- _Collected data_
** Start **

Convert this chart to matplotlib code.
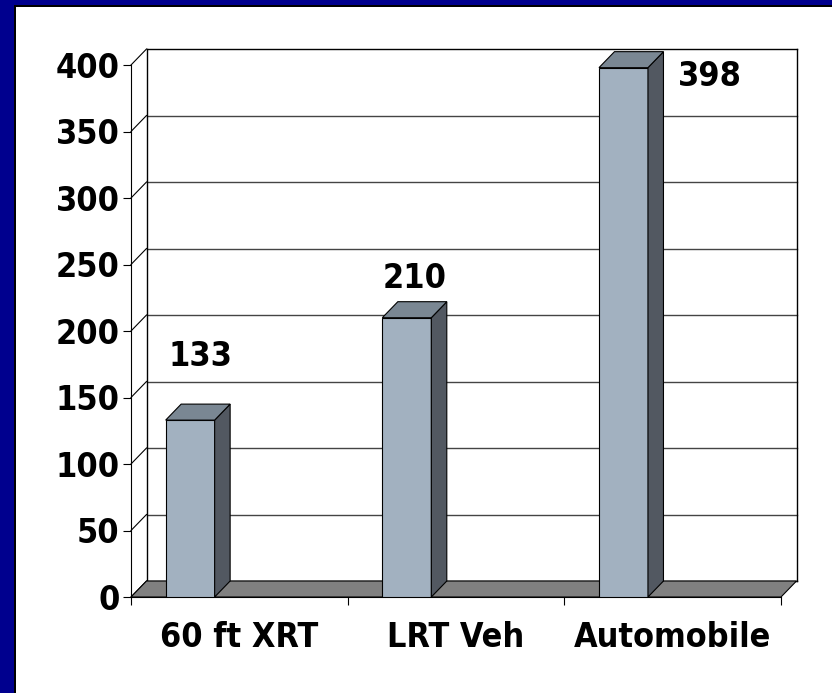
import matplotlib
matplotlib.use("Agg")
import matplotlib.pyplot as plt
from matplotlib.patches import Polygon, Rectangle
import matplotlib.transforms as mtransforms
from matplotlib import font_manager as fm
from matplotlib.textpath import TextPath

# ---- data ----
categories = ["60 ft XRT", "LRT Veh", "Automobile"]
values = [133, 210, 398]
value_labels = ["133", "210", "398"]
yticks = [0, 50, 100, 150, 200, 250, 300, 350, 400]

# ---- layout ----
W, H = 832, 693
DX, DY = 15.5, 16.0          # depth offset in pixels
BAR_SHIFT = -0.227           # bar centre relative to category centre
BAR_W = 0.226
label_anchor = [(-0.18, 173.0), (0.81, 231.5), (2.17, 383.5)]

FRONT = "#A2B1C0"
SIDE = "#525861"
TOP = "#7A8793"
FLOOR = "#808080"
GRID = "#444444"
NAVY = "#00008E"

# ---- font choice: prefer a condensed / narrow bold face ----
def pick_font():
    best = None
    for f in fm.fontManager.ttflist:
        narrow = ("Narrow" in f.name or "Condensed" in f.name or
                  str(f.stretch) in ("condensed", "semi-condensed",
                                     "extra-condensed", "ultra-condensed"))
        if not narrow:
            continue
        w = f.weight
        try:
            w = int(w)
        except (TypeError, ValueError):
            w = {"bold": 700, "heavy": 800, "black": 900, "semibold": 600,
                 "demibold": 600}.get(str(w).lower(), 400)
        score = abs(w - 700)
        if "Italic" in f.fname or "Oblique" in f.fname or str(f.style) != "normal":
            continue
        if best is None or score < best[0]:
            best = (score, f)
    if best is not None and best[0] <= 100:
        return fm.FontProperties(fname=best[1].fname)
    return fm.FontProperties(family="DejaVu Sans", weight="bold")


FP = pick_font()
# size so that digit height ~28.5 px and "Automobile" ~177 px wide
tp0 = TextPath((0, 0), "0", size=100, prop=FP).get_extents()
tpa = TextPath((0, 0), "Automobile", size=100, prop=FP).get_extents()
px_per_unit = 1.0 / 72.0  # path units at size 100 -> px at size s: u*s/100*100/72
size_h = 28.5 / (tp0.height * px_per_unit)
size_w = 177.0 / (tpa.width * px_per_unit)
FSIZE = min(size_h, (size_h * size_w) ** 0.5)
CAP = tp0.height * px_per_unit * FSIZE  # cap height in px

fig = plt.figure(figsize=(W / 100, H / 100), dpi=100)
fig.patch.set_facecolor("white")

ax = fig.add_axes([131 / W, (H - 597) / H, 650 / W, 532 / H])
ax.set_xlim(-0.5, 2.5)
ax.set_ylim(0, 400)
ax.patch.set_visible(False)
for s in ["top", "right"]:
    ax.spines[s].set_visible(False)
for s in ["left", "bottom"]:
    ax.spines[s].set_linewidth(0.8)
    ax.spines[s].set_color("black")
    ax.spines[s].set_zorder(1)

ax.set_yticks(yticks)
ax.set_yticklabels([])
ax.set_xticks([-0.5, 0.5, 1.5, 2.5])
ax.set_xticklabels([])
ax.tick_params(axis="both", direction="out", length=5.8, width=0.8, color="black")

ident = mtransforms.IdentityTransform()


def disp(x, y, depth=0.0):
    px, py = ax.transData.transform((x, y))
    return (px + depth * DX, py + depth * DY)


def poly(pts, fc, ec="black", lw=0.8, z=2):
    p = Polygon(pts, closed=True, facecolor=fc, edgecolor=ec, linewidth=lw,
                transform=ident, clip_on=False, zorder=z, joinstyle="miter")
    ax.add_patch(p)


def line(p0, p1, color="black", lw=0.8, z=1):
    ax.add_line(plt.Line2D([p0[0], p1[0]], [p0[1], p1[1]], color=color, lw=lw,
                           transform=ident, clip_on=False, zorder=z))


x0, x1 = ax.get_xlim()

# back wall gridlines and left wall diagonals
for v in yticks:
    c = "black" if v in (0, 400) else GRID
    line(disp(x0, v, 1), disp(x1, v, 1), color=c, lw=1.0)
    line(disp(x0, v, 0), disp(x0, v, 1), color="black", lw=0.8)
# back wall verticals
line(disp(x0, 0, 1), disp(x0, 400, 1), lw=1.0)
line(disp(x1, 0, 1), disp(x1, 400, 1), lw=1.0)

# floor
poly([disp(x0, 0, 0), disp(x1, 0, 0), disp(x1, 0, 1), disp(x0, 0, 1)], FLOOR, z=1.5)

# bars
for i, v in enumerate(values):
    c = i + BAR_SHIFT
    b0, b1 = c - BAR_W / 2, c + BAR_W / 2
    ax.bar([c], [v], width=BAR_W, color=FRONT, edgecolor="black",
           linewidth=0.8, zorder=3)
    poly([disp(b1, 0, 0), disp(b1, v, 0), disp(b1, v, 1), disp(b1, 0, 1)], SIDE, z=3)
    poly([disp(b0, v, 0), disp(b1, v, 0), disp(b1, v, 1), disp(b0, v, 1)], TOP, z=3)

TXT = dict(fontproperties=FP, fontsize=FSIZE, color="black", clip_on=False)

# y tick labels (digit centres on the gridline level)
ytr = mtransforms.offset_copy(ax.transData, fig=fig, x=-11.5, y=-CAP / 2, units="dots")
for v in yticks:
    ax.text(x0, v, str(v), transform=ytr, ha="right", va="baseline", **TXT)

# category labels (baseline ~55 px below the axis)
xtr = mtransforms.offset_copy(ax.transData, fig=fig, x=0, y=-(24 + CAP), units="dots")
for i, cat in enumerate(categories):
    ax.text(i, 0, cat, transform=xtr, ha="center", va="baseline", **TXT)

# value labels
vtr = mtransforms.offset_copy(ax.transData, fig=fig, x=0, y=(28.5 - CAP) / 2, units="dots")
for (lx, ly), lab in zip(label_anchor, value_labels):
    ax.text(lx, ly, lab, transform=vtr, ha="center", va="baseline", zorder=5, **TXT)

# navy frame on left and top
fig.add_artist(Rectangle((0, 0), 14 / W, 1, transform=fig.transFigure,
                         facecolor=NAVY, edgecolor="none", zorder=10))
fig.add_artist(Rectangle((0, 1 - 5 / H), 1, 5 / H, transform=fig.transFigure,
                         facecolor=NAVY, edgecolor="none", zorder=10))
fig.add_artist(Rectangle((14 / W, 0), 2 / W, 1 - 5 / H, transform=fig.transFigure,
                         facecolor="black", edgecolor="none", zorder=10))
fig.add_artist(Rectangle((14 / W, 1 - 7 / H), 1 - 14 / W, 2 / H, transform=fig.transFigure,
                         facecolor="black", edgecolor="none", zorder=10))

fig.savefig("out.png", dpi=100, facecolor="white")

** End **

- _Exercise requirements_
Report only how many lines of the listing hold the word "matplotlib".

- _Output of the exercise_
8